Fasano Says Entire Election Process Needs Reform [New Haven Register]

November 19, 2014

New Haven Register
Defeated 13th District state Senate candidate Len Suzio and Connecticut Republican leaders say it is unlikely they will to go to court to challenge the results of the Nov. 4 elections.

Suzio lost the election to Democratic incumbent Dante Bartolomeo by what was initially reported as 614 votes. But in the two weeks since then, the number of votes the candidates got in Cheshire has been amended several times, and the margin now has shrunk to 214 votes.

The district covers Meriden and Middlefield as well as part of Middletown and Cheshire.

Suzio said Wednesday that he and state Republican leaders will have a decision “within 24 to 48 hours” as to whether they will challenge the outcome of the race by seeking recount, either via a ruling from the state Election Enforcement Commission or by going before a state Superior Court judge.

“I’m reluctant to go before a judge because they typically don’t like to overturn the outcome of an election unless voter fraud can be proven,” Suzio said. “I can’t prove voter fraud, but I can tell you that I think a really sloppy job was done collecting the results.”

State Sen. Len Fasano agreed with Suzio’s assessment and said unless there is a last-minute change of heart, efforts will be focused on changing the latitude that the secretary of the state’s office has in calling for an audit.

Secretary of the State Denise Merrill also is unhappy with Cheshire’s two voter registrars, her spokesman Av Harris said Wednesday.

“This is not the first time this has happened in Cheshire,” Harris said. “The law gives towns two weeks to make corrections to the totals and that happens in a number of towns. But for a shift of that size to occur raises the question how accurately the counts were taken.”

But Harris said state law mandates that the polling places which the secretary of the state’s office selects for auditing purposes must be selected at random and comprise 10 percent of the precincts where voting was done in an election. The races to be audited must be selected at random, as well, he said.

Bartolomeo said Wednesday night that she “always trusted the results.”
“It’s frustrating that the numbers kept changing, but this isn’t any different than the outcome of our first race (in 2012),” Bartolomeo said. “He had a tough time accepting the outcome then and threatened to go to court to challenge them. But just as I never stopped working during the campaign, I haven’t stopped working since then, getting ready for the next legislative session.”

Fasano said the entire election process needs to be overhauled.

“I was astounded to find out that under the current system, there may be three or four transcriptions by local voting officials of the numbers that come out of computerized voting machines before information is submitted to the secretary of state’s office,” he said.

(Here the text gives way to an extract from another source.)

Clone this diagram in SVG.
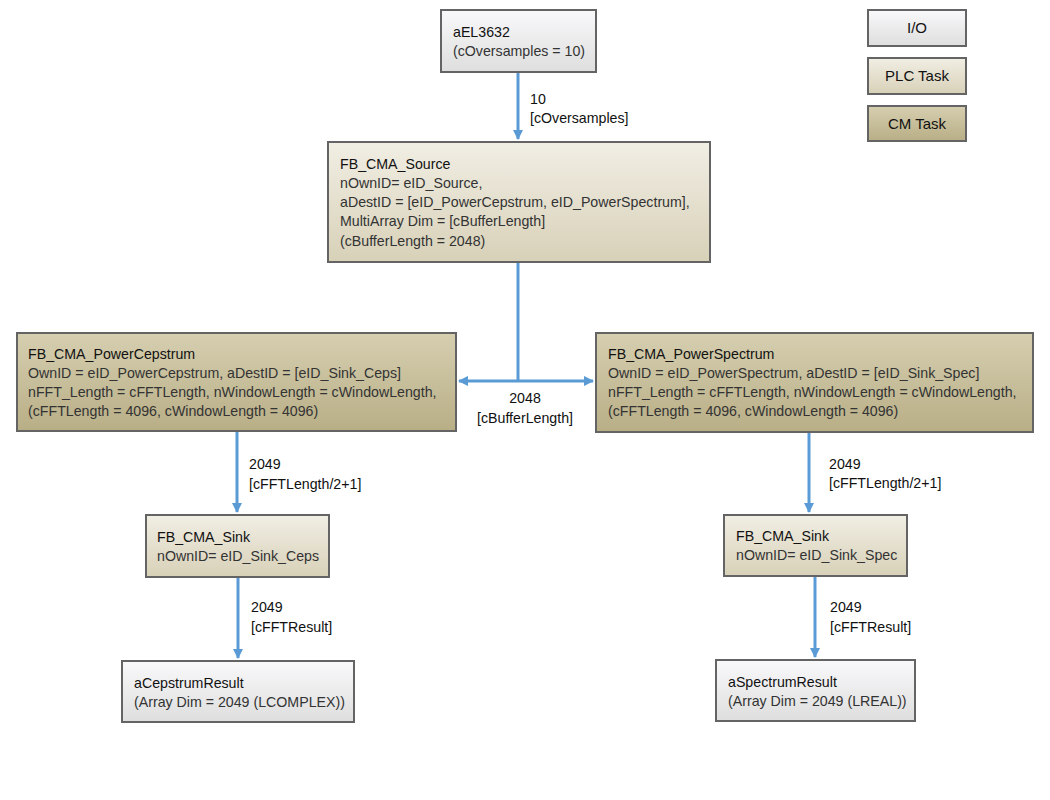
<svg xmlns="http://www.w3.org/2000/svg" width="1050" height="800" viewBox="0 0 1050 800">
<defs>
<linearGradient id="gIO" x1="0" y1="0" x2="0" y2="1"><stop offset="0" stop-color="#f9f9fb"/><stop offset="1" stop-color="#dedede"/></linearGradient>
<linearGradient id="gPLC" x1="0" y1="0" x2="0" y2="1"><stop offset="0" stop-color="#f1eee4"/><stop offset="1" stop-color="#d8d1b8"/></linearGradient>
<linearGradient id="gCM" x1="0" y1="0" x2="0" y2="1"><stop offset="0" stop-color="#d6cfb0"/><stop offset="1" stop-color="#b8ae86"/></linearGradient>
<marker id="ah" viewBox="0 0 10 10" refX="9" refY="5" markerWidth="3.5" markerHeight="3.5" orient="auto" markerUnits="strokeWidth"><path d="M0,0 L10,5 L0,10 z" fill="#5b9bd5"/></marker>
<style>
.box{stroke:#646464;stroke-width:2}
.io{fill:url(#gIO)}
.plc{fill:url(#gPLC)}
.cm{fill:url(#gCM)}
text{font-family:"Liberation Sans",Arial,sans-serif;font-size:14.2px;fill:#333}
.t{fill:#111}
.lg{fill:#111;text-anchor:middle;font-size:15px}
.lbl{fill:#111}
.c{stroke:#5b9bd5;stroke-width:3;fill:none}
</style>
</defs>
<g id="connectors">
<path class="c" d="M518,72 V139" marker-end="url(#ah)"/>
<path class="c" d="M518,262 V381"/>
<path class="c" d="M518,381 H459" marker-end="url(#ah)"/>
<path class="c" d="M518,381 H593" marker-end="url(#ah)"/>
<path class="c" d="M237,431 V512" marker-end="url(#ah)"/>
<path class="c" d="M238,577 V658" marker-end="url(#ah)"/>
<path class="c" d="M809,432 V512" marker-end="url(#ah)"/>
<path class="c" d="M815,576 V657" marker-end="url(#ah)"/>
<text class="lbl" x="530" y="104">10</text>
<text class="lbl" x="530" y="123">[cOversamples]</text>
<text class="lbl" x="525" y="403" text-anchor="middle">2048</text>
<text class="lbl" x="525" y="423" text-anchor="middle">[cBufferLength]</text>
<text class="lbl" x="249" y="469">2049</text>
<text class="lbl" x="249" y="489">[cFFTLength/2+1]</text>
<text class="lbl" x="251" y="612">2049</text>
<text class="lbl" x="251" y="632">[cFFTResult]</text>
<text class="lbl" x="829" y="469">2049</text>
<text class="lbl" x="829" y="488">[cFFTLength/2+1]</text>
<text class="lbl" x="830" y="612">2049</text>
<text class="lbl" x="830" y="632">[cFFTResult]</text>
</g>
<g id="legend-io"><rect class="box io" x="868" y="10" width="98" height="36"/><text class="lg" x="917" y="33">I/O</text></g>
<g id="legend-plc"><rect class="box plc" x="868" y="58" width="98" height="36"/><text class="lg" x="917" y="81">PLC Task</text></g>
<g id="legend-cm"><rect class="box cm" x="868" y="106" width="98" height="35"/><text class="lg" x="917" y="129">CM Task</text></g>
<g id="aEL3632"><rect class="box io" x="441" y="10" width="155" height="62"/>
<text class="t" x="453" y="37">aEL3632</text><text x="453" y="56">(cOversamples = 10)</text></g>
<g id="source"><rect class="box plc" x="328" y="142" width="382" height="120"/>
<text class="t" x="340" y="169">FB_CMA_Source</text>
<text x="340" y="188">nOwnID= eID_Source,</text>
<text x="340" y="207">aDestID = [eID_PowerCepstrum, eID_PowerSpectrum],</text>
<text x="340" y="226">MultiArray Dim = [cBufferLength]</text>
<text x="340" y="246">(cBufferLength = 2048)</text></g>
<g id="powercepstrum"><rect class="box cm" x="17" y="333" width="439" height="98"/>
<text class="t" x="28" y="359">FB_CMA_PowerCepstrum</text>
<text x="28" y="378">OwnID = eID_PowerCepstrum, aDestID = [eID_Sink_Ceps]</text>
<text x="28" y="397">nFFT_Length = cFFTLength, nWindowLength = cWindowLength,</text>
<text x="28" y="416">(cFFTLength = 4096, cWindowLength = 4096)</text></g>
<g id="powerspectrum"><rect class="box cm" x="596" y="333" width="437" height="99"/>
<text class="t" x="608" y="359">FB_CMA_PowerSpectrum</text>
<text x="608" y="378">OwnID = eID_PowerSpectrum, aDestID = [eID_Sink_Spec]</text>
<text x="608" y="397">nFFT_Length = cFFTLength, nWindowLength = cWindowLength,</text>
<text x="608" y="416">(cFFTLength = 4096, cWindowLength = 4096)</text></g>
<g id="sinkceps"><rect class="box plc" x="146" y="515" width="183" height="62"/>
<text class="t" x="157" y="542">FB_CMA_Sink</text>
<text x="157" y="561">nOwnID= eID_Sink_Ceps</text></g>
<g id="sinkspec"><rect class="box plc" x="724" y="515" width="183" height="61"/>
<text class="t" x="736" y="541">FB_CMA_Sink</text>
<text x="736" y="560">nOwnID= eID_Sink_Spec</text></g>
<g id="cepstrumresult"><rect class="box io" x="122" y="661" width="232" height="61"/>
<text class="t" x="134" y="688">aCepstrumResult</text>
<text x="134" y="707">(Array Dim = 2049 (LCOMPLEX))</text></g>
<g id="spectrumresult"><rect class="box io" x="716" y="660" width="199" height="61"/>
<text class="t" x="728" y="687">aSpectrumResult</text>
<text x="728" y="706">(Array Dim = 2049 (LREAL))</text></g>
</svg>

Current plans call for more computerization of the voting tabulations by 2016, Fasano said, “so that it is only touched by one set of hands before being sent to secretary of state’s office.”

“I would also like to see the tapes that come out of the machines with the results copied and then faxed or emailed to the secretary of state’s office so they can be posted online for everyone to see,” he said.

Harris said Merrill is working diligently to bring full computerization to the process as soon as possible.

Susan Pappas, Cheshire’s Republican registrar, said she and her Democratic counterpart, Tom Smith, stand behind the latest election data. Problems with computer spreadsheets, caused in part by cross-endorsements of the two candidates by minor parties, along with the volume of same-day voter registration, led to confusion about the election data, Pappas said.

“We wanted to make sure we did it right and that’s why there were multiple adjustments of the results,” she said.

Fasano said current state statutes provide no ability to invoke sanctions against the Cheshire registrars. But he said what happened in Cheshire, along with problems with voting in Hartford, show that the time has come for rethinking how elections are run.

“I think we need to give the secretary of state broader powers to call for audits and I think we have to make those audits more thorough, because right now they’re nothing like the kind of scrutiny you’d get if you were audited by the IRS,” Fasano said. “I also think we need to examine how registrars should be chosen. Electing them may have worked when the country was first founded, but I think that what we’ve seen is that it’s not as effective now.”